● Source excerpt:
****************************************

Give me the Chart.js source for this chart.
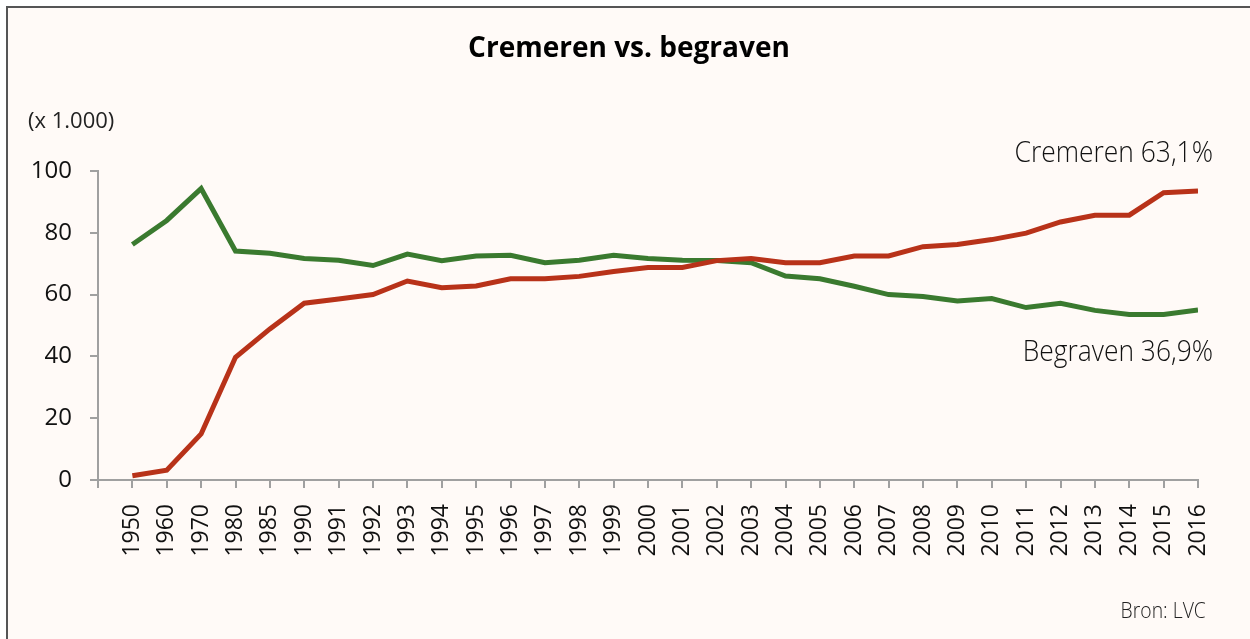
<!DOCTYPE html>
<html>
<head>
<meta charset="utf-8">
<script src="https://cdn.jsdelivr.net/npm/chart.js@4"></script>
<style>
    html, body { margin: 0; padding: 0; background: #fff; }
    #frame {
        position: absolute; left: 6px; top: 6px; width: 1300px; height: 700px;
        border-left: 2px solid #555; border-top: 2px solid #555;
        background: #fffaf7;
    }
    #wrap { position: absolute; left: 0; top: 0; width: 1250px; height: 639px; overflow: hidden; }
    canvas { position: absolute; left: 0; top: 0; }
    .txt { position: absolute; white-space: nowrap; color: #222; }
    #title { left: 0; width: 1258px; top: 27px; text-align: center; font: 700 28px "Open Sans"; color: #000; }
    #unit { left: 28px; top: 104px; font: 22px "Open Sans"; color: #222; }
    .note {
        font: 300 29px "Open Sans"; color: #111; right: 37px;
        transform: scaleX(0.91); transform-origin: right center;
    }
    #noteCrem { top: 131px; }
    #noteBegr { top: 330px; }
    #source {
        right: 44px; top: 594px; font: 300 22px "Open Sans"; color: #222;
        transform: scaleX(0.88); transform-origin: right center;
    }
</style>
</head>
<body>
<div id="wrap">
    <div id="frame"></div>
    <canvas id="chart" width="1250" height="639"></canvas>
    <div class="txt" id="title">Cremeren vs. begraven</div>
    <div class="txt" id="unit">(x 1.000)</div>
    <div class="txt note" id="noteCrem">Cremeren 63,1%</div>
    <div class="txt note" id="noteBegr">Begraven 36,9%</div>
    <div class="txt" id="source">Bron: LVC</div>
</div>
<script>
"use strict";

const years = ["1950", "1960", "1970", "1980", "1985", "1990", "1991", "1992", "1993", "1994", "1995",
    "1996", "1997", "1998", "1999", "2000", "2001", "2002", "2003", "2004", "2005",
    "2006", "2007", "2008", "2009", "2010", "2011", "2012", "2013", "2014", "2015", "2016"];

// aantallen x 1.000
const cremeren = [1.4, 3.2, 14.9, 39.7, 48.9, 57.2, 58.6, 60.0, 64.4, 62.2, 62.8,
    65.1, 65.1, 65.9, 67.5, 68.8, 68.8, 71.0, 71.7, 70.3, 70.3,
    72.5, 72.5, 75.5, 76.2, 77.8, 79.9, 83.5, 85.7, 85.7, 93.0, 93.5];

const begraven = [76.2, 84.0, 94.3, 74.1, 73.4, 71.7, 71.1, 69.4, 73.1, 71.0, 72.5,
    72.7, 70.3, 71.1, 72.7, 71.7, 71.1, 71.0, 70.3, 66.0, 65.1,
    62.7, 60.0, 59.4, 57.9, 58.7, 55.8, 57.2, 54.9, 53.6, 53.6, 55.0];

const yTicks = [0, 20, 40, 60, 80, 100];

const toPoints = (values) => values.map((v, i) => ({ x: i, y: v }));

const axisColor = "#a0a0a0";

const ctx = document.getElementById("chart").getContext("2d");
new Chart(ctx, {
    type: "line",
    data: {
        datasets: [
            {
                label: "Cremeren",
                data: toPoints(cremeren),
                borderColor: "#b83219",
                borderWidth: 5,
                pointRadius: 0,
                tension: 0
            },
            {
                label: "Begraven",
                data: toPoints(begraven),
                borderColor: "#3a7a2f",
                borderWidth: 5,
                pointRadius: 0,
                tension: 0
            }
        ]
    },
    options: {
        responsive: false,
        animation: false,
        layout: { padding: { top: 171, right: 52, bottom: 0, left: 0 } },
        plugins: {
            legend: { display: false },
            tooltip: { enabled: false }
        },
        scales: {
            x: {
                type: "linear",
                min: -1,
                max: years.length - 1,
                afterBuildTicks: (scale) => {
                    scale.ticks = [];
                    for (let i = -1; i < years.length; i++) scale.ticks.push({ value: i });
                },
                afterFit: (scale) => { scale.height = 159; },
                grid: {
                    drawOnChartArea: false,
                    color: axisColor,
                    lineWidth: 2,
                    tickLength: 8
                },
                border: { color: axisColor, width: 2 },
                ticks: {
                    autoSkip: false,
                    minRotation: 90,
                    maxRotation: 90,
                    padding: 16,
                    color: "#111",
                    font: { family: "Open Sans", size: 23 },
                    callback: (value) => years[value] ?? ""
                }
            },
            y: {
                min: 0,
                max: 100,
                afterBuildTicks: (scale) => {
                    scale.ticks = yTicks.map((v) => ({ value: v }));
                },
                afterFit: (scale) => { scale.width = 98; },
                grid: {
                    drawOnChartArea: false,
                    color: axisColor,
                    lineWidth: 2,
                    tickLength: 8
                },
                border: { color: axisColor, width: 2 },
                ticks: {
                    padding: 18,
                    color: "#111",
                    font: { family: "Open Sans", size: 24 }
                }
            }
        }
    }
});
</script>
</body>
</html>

****************************************

● Direction: Every line above should be repeated exactly; pictures stay out of the copy.

● Expected output:
Give me the Chart.js source for this chart.
<!DOCTYPE html>
<html>
<head>
<meta charset="utf-8">
<script src="https://cdn.jsdelivr.net/npm/chart.js@4"></script>
<style>
    html, body { margin: 0; padding: 0; background: #fff; }
    #frame {
        position: absolute; left: 6px; top: 6px; width: 1300px; height: 700px;
        border-left: 2px solid #555; border-top: 2px solid #555;
        background: #fffaf7;
    }
    #wrap { position: absolute; left: 0; top: 0; width: 1250px; height: 639px; overflow: hidden; }
    canvas { position: absolute; left: 0; top: 0; }
    .txt { position: absolute; white-space: nowrap; color: #222; }
    #title { left: 0; width: 1258px; top: 27px; text-align: center; font: 700 28px "Open Sans"; color: #000; }
    #unit { left: 28px; top: 104px; font: 22px "Open Sans"; color: #222; }
    .note {
        font: 300 29px "Open Sans"; color: #111; right: 37px;
        transform: scaleX(0.91); transform-origin: right center;
    }
    #noteCrem { top: 131px; }
    #noteBegr { top: 330px; }
    #source {
        right: 44px; top: 594px; font: 300 22px "Open Sans"; color: #222;
        transform: scaleX(0.88); transform-origin: right center;
    }
</style>
</head>
<body>
<div id="wrap">
    <div id="frame"></div>
    <canvas id="chart" width="1250" height="639"></canvas>
    <div class="txt" id="title">Cremeren vs. begraven</div>
    <div class="txt" id="unit">(x 1.000)</div>
    <div class="txt note" id="noteCrem">Cremeren 63,1%</div>
    <div class="txt note" id="noteBegr">Begraven 36,9%</div>
    <div class="txt" id="source">Bron: LVC</div>
</div>
<script>
"use strict";

const years = ["1950", "1960", "1970", "1980", "1985", "1990", "1991", "1992", "1993", "1994", "1995",
    "1996", "1997", "1998", "1999", "2000", "2001", "2002", "2003", "2004", "2005",
    "2006", "2007", "2008", "2009", "2010", "2011", "2012", "2013", "2014", "2015", "2016"];

// aantallen x 1.000
const cremeren = [1.4, 3.2, 14.9, 39.7, 48.9, 57.2, 58.6, 60.0, 64.4, 62.2, 62.8,
    65.1, 65.1, 65.9, 67.5, 68.8, 68.8, 71.0, 71.7, 70.3, 70.3,
    72.5, 72.5, 75.5, 76.2, 77.8, 79.9, 83.5, 85.7, 85.7, 93.0, 93.5];

const begraven = [76.2, 84.0, 94.3, 74.1, 73.4, 71.7, 71.1, 69.4, 73.1, 71.0, 72.5,
    72.7, 70.3, 71.1, 72.7, 71.7, 71.1, 71.0, 70.3, 66.0, 65.1,
    62.7, 60.0, 59.4, 57.9, 58.7, 55.8, 57.2, 54.9, 53.6, 53.6, 55.0];

const yTicks = [0, 20, 40, 60, 80, 100];

const toPoints = (values) => values.map((v, i) => ({ x: i, y: v }));

const axisColor = "#a0a0a0";

const ctx = document.getElementById("chart").getContext("2d");
new Chart(ctx, {
    type: "line",
    data: {
        datasets: [
            {
                label: "Cremeren",
                data: toPoints(cremeren),
                borderColor: "#b83219",
                borderWidth: 5,
                pointRadius: 0,
                tension: 0
            },
            {
                label: "Begraven",
                data: toPoints(begraven),
                borderColor: "#3a7a2f",
                borderWidth: 5,
                pointRadius: 0,
                tension: 0
            }
        ]
    },
    options: {
        responsive: false,
        animation: false,
        layout: { padding: { top: 171, right: 52, bottom: 0, left: 0 } },
        plugins: {
            legend: { display: false },
            tooltip: { enabled: false }
        },
        scales: {
            x: {
                type: "linear",
                min: -1,
                max: years.length - 1,
                afterBuildTicks: (scale) => {
                    scale.ticks = [];
                    for (let i = -1; i < years.length; i++) scale.ticks.push({ value: i });
                },
                afterFit: (scale) => { scale.height = 159; },
                grid: {
                    drawOnChartArea: false,
                    color: axisColor,
                    lineWidth: 2,
                    tickLength: 8
                },
                border: { color: axisColor, width: 2 },
                ticks: {
                    autoSkip: false,
                    minRotation: 90,
                    maxRotation: 90,
                    padding: 16,
                    color: "#111",
                    font: { family: "Open Sans", size: 23 },
                    callback: (value) => years[value] ?? ""
                }
            },
            y: {
                min: 0,
                max: 100,
                afterBuildTicks: (scale) => {
                    scale.ticks = yTicks.map((v) => ({ value: v }));
                },
                afterFit: (scale) => { scale.width = 98; },
                grid: {
                    drawOnChartArea: false,
                    color: axisColor,
                    lineWidth: 2,
                    tickLength: 8
                },
                border: { color: axisColor, width: 2 },
                ticks: {
                    padding: 18,
                    color: "#111",
                    font: { family: "Open Sans", size: 24 }
                }
            }
        }
    }
});
</script>
</body>
</html>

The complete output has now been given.